Next, a combined title/summary text is made by joining the title, a space,
and the summary. The combined text is matched against the scrape_title regex
list. On a match, the EPG title is set to the match result.

Then the summary is matched against the scrape_subtitle regex list. On a match,
the EPG subtitle is set to the match result.

Finally, the summary is matched against the scrape_summary regex list. On a
match, the EPG summary is set to the match result.

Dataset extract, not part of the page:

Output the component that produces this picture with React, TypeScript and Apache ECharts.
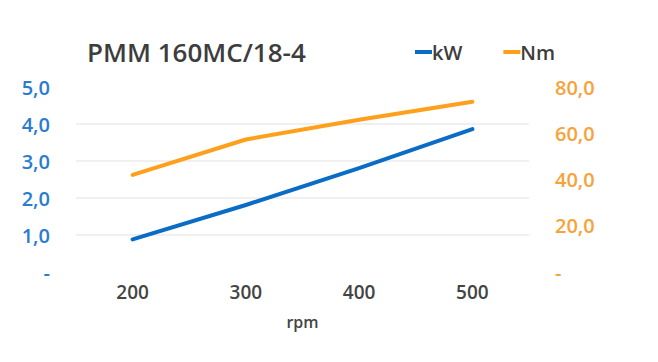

Filtering regular expressions
-----------------------------

Any regular expression in a list can be marked as a filtering regular
expression. If the regular expression is marked as a filter, and it matches
the input text, then the match result is not returned as a result, but
instead replaces the original text to match, and matching continues with the
next regular expression in the list. If a filter regular expression does
not match, matching moves to the next regular expression in the list as
usual.

To mark a regular expression as a filter, it must be specified with an
expanded definition with a "pattern" component. This is the regular expression
pattern. It may also have an optional numeric "filter" component. If present,
and not 0, the regular expression is a filter.

For example, in the following list, the first regex is a filter that
removes any first sentence starting "...". The following regexs see
only the text following that sentence.

{
  "scrape_subtitle": [
      {
          "pattern": "^[.][.][.][^:.?!]*[.:?!] +(.*)",
          "filter": 1
      },
      {
          "pattern": "^[0-9]+/[0-9]+[.] +(.*)",
          "filter": 1
      },
      "^([^:]+): "
  ]
}

Given any of the following input texts, the above regex list matches
'Subtitle here':

...Continued title. 1/6. Subtitle here: rest of summary
...Continued title. Subtitle here: rest of summary
1/6. Subtitle here: rest of summary
Subtitle here: rest of summary

Regular expression engine
-------------------------

The top level regular expressions are POSIX regular expressions, and are
executed using the C runtime library regular expression functions. The
expressions are treated as extended POSIX regular expressions.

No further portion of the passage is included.